§ STATED PROBLEM: Copy exactly the lines from the one containing "Output the component" through the one containing "const values = [3, 0, 3, 0, 3, 2, 0];", both included, and leave out any pictures.
#### RECORDS ####
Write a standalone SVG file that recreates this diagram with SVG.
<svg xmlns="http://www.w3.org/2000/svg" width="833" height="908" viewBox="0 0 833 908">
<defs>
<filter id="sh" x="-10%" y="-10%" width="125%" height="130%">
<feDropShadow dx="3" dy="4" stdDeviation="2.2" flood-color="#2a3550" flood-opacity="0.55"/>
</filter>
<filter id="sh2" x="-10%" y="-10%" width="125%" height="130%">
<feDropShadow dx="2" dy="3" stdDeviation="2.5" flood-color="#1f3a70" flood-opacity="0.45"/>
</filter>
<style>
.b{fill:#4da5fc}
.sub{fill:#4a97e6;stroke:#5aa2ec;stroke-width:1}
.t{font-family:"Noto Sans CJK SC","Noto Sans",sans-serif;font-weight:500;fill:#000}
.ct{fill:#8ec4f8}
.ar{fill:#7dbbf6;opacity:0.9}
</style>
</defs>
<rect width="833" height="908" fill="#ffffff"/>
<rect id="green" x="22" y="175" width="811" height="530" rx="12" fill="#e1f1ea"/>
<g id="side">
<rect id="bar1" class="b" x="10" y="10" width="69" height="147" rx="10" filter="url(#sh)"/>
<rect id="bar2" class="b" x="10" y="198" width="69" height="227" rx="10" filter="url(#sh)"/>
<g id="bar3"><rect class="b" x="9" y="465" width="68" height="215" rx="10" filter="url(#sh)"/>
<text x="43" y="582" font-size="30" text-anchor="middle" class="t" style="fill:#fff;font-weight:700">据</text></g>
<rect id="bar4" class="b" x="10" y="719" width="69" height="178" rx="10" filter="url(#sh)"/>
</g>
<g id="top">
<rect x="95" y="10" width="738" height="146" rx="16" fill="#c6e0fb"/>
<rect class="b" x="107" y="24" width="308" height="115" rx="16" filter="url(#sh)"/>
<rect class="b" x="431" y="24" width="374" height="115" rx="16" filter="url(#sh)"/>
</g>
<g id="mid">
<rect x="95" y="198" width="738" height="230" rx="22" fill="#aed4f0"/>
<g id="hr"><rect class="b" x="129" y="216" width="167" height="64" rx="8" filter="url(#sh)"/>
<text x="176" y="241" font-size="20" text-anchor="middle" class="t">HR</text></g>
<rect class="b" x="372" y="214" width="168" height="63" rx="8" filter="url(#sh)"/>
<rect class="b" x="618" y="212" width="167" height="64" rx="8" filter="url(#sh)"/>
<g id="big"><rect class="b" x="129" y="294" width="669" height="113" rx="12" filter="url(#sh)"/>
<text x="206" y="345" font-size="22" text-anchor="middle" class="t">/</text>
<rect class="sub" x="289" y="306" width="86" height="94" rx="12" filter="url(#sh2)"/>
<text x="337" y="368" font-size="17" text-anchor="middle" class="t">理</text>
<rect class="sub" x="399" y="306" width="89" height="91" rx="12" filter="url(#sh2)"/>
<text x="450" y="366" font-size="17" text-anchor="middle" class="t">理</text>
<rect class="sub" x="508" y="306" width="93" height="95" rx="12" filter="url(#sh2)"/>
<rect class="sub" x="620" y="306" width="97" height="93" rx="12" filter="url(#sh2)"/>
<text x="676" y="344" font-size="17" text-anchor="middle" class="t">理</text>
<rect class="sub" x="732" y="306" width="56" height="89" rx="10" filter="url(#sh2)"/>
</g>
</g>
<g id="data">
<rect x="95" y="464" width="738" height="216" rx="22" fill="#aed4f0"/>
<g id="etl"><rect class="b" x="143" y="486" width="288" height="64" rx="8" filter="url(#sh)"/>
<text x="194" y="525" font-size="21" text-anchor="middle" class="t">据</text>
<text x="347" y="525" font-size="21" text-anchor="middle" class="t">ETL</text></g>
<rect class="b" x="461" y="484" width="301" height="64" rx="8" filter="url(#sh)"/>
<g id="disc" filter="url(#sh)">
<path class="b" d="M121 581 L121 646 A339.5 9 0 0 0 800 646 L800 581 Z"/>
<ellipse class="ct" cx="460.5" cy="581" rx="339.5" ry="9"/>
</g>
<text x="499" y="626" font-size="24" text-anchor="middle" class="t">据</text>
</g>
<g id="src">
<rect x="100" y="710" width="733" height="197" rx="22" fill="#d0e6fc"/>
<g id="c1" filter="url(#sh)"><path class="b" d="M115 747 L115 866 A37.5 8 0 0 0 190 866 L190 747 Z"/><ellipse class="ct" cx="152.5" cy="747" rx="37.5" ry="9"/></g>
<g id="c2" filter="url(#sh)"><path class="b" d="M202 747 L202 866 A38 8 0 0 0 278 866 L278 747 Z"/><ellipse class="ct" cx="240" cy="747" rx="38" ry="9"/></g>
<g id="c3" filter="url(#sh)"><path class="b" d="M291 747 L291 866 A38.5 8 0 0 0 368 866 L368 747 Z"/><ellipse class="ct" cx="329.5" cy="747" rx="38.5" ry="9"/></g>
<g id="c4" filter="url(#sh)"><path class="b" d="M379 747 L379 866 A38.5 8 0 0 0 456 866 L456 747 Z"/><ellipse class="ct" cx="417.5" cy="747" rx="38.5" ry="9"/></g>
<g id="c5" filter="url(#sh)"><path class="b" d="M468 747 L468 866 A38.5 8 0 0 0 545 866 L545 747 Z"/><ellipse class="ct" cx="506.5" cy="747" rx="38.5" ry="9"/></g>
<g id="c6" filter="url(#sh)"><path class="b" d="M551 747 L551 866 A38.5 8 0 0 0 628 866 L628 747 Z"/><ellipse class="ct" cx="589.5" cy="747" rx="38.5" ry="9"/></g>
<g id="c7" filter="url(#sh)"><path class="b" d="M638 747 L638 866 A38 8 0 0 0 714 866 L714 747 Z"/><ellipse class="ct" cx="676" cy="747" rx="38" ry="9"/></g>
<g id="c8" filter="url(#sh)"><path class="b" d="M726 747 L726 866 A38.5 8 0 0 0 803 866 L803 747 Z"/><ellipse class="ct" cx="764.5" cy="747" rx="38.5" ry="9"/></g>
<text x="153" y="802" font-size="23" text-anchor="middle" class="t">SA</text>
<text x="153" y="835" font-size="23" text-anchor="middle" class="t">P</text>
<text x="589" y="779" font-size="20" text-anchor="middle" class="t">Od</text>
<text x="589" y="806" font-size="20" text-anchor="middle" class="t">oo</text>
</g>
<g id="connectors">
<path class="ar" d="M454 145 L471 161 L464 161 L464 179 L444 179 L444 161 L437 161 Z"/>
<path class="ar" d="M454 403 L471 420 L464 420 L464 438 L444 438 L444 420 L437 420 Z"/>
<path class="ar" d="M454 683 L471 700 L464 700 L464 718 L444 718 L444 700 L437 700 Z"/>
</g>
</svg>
####
#### RECORDS ####
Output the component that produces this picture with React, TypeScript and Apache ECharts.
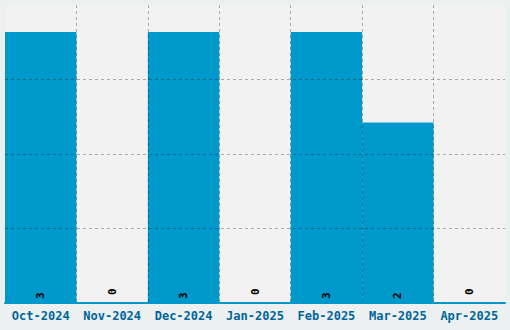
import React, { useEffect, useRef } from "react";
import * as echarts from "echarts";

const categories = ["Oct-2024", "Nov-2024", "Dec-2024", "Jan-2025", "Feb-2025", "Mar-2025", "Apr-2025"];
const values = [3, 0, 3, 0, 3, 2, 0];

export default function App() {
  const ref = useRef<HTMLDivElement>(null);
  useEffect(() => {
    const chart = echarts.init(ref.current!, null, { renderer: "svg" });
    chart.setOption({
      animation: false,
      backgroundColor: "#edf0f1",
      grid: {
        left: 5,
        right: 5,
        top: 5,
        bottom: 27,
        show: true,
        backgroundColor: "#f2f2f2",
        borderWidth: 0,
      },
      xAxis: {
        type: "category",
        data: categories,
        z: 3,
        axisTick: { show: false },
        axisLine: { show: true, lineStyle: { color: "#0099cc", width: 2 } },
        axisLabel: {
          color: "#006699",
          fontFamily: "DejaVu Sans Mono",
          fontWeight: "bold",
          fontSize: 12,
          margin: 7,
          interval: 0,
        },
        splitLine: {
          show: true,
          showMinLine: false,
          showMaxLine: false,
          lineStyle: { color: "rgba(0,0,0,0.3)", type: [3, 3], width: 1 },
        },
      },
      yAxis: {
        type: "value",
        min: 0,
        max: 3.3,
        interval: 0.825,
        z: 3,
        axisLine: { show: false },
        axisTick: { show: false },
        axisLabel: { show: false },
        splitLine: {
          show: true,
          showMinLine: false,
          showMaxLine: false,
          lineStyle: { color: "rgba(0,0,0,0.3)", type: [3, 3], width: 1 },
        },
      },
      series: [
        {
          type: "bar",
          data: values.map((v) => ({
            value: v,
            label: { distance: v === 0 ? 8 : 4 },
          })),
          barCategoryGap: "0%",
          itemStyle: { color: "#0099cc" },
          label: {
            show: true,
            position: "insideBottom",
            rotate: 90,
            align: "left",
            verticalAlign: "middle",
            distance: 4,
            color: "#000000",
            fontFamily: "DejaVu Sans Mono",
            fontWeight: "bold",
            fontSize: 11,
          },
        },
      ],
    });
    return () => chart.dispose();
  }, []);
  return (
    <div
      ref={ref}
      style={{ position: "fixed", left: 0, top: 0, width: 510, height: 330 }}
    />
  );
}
####
#### RECORDS ####
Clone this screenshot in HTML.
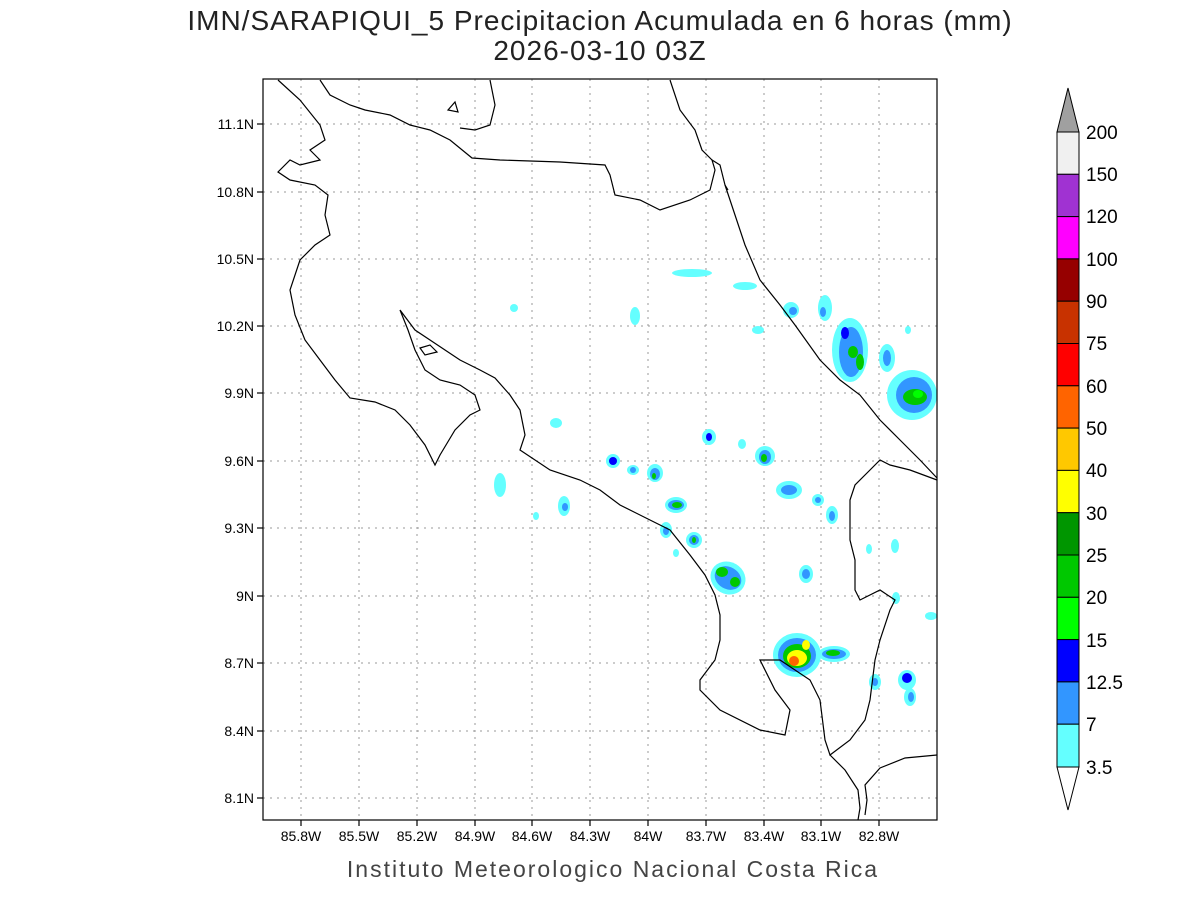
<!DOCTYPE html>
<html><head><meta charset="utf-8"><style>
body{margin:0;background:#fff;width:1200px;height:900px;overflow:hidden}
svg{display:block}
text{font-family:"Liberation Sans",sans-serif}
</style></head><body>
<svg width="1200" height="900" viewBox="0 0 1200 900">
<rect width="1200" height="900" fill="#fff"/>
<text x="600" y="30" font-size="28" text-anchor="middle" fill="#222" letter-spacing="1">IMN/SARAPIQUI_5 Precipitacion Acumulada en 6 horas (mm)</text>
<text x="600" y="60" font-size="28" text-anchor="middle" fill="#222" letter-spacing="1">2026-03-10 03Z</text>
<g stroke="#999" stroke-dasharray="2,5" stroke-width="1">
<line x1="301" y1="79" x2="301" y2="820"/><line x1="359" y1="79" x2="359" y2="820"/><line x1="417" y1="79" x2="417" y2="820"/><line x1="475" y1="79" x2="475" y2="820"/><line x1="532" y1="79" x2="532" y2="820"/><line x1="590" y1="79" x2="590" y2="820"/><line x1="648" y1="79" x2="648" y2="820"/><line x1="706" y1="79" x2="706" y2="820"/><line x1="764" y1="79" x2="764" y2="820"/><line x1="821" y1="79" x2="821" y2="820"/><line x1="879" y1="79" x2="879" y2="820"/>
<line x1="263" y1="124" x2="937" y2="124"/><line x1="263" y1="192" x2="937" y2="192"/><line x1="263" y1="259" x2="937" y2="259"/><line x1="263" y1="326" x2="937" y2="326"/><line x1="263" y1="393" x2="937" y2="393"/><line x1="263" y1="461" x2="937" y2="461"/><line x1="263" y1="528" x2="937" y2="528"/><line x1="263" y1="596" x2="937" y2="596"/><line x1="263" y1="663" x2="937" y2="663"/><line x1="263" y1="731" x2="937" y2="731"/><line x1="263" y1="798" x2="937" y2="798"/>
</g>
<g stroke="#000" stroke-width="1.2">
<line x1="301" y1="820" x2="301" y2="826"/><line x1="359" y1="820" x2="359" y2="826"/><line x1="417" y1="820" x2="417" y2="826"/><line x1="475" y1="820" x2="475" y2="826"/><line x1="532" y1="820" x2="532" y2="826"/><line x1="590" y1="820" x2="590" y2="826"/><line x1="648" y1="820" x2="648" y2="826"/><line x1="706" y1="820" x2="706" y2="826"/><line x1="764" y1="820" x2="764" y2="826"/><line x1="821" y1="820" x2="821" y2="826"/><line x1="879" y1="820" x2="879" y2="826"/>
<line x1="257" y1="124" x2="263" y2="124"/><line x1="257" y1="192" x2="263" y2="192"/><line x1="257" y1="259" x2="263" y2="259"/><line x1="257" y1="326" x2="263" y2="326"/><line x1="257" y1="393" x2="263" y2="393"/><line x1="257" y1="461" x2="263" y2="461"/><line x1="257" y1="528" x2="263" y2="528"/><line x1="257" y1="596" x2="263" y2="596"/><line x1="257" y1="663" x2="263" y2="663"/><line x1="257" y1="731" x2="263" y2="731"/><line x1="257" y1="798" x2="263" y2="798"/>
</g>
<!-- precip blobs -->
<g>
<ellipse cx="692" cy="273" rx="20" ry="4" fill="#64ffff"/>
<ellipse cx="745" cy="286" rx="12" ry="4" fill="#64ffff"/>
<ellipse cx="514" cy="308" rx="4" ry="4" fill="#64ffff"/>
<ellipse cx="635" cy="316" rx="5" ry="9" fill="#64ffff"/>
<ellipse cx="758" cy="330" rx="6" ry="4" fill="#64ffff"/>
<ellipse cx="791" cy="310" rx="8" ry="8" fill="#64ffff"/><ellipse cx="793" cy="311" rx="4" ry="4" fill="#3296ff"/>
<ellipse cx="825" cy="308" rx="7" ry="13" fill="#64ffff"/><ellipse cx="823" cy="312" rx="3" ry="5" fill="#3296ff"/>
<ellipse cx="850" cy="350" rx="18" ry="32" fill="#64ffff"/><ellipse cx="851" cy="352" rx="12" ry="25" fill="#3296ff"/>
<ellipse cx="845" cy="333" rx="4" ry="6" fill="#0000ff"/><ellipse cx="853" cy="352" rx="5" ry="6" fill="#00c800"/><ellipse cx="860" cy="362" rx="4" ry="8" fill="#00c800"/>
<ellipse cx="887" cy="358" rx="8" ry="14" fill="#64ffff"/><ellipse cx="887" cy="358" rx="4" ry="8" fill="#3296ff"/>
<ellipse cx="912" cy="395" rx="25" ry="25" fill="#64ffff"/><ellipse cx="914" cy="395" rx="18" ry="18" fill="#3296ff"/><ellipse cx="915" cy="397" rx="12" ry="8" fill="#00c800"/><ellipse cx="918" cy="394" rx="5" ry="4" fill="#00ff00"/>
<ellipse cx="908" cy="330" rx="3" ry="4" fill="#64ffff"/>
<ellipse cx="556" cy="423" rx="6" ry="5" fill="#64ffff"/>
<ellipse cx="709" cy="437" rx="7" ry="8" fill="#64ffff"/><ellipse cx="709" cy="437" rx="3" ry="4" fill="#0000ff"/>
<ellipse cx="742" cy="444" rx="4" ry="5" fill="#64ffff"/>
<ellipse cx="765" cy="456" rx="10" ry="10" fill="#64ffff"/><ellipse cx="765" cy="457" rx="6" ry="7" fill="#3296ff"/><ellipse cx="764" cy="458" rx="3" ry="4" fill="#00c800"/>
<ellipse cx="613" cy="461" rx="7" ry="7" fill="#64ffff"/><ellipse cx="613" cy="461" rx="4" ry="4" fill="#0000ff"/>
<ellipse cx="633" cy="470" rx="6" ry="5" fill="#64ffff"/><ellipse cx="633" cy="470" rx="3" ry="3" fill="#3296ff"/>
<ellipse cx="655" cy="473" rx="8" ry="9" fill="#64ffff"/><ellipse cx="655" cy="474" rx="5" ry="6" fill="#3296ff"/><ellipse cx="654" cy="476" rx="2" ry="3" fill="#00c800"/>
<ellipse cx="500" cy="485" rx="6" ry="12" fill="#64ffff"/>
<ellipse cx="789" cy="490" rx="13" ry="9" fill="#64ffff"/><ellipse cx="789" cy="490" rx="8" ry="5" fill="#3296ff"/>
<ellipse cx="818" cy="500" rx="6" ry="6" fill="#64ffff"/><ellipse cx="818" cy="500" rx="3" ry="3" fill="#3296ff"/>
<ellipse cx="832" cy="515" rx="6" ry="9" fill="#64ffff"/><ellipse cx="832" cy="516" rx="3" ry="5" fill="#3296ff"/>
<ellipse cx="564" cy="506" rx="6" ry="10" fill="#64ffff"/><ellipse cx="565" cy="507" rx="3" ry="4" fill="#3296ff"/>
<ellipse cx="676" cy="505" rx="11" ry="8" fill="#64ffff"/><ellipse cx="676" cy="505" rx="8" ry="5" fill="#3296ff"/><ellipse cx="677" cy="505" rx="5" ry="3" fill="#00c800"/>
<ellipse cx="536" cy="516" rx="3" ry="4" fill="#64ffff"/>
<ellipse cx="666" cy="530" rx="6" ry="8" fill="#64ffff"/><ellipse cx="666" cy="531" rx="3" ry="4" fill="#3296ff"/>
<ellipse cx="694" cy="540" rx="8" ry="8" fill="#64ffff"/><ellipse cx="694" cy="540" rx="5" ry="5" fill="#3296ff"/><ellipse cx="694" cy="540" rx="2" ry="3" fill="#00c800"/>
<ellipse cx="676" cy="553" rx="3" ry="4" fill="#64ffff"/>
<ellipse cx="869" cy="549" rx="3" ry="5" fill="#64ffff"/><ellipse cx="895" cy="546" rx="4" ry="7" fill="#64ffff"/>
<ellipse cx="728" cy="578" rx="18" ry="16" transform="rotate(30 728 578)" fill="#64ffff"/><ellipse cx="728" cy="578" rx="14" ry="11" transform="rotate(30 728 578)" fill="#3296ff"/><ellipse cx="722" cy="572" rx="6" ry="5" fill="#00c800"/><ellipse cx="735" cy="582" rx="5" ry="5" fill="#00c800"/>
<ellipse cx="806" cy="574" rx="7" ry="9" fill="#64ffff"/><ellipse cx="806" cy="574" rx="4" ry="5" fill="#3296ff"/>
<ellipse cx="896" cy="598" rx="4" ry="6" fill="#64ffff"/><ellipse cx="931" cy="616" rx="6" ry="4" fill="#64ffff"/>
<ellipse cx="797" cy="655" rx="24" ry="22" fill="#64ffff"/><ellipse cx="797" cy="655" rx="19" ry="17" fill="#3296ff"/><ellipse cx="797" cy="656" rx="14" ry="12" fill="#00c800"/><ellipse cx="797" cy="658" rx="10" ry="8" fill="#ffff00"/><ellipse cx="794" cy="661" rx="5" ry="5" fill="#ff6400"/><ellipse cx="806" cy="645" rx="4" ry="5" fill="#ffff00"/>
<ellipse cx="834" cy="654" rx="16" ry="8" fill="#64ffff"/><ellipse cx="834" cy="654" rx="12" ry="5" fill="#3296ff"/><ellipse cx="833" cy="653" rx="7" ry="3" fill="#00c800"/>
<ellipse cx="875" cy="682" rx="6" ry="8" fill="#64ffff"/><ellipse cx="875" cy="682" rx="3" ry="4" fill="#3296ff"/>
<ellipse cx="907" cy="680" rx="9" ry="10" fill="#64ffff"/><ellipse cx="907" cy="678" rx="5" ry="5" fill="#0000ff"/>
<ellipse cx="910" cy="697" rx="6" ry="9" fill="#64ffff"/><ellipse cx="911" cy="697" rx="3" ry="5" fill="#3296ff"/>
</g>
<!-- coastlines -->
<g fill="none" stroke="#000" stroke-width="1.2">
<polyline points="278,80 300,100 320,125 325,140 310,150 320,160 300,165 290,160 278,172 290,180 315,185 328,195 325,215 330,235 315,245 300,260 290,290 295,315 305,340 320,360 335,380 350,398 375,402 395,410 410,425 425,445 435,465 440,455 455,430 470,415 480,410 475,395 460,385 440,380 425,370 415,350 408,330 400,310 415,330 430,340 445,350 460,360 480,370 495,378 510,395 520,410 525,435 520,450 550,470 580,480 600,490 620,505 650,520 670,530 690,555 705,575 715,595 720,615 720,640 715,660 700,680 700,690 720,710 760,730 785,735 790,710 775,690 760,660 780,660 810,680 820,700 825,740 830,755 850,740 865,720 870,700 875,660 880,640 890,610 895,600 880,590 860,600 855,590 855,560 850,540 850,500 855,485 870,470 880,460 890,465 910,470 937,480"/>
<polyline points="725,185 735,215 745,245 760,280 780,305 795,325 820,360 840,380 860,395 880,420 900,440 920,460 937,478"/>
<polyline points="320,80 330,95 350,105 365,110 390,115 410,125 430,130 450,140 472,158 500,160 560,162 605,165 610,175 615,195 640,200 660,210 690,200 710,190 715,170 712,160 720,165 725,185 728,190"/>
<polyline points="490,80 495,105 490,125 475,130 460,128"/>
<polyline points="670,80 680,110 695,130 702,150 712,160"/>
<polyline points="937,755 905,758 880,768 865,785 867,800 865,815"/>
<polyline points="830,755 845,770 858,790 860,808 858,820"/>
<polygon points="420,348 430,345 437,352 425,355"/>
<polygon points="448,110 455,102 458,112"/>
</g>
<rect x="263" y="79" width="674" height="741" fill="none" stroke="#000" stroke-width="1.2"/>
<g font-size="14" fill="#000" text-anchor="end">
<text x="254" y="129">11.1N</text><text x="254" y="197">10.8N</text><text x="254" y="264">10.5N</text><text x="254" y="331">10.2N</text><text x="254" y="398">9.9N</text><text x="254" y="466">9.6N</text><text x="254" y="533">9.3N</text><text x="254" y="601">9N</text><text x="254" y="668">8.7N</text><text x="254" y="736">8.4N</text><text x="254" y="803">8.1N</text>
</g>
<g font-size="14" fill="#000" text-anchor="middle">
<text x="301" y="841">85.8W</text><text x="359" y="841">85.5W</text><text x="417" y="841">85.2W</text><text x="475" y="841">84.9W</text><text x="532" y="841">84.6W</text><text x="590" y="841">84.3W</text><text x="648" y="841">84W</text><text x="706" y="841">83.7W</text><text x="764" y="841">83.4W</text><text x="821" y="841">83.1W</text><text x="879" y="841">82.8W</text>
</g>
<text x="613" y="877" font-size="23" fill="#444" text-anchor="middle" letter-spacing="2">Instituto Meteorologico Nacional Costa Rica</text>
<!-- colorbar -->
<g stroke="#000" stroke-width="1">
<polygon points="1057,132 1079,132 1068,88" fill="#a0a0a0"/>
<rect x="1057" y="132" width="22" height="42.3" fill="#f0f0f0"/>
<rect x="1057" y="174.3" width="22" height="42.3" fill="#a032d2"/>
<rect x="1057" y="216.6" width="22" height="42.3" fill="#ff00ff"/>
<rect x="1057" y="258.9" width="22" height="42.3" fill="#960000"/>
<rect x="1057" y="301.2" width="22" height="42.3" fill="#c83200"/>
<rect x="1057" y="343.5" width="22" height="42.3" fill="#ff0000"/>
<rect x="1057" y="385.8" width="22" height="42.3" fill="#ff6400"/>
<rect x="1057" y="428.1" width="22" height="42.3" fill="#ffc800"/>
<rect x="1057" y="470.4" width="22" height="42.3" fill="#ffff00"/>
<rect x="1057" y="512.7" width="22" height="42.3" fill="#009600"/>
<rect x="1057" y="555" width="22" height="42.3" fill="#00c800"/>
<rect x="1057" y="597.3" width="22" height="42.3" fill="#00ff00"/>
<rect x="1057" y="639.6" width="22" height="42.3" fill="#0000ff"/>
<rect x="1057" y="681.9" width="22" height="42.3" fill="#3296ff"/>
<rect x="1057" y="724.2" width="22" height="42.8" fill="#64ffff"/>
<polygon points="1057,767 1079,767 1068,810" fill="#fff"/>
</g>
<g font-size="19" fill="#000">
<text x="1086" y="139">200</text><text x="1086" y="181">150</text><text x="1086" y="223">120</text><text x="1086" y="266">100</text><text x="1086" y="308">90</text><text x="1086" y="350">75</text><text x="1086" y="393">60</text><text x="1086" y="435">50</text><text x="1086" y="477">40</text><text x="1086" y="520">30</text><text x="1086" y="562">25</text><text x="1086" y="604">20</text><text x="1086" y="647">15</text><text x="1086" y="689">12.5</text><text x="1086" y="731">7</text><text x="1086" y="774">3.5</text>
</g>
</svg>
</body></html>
####
§ RESULT FOR THIS TASK:
Output the component that produces this picture with React, TypeScript and Apache ECharts.
import React, { useEffect, useRef } from "react";
import * as echarts from "echarts";

const categories = ["Oct-2024", "Nov-2024", "Dec-2024", "Jan-2025", "Feb-2025", "Mar-2025", "Apr-2025"];
const values = [3, 0, 3, 0, 3, 2, 0];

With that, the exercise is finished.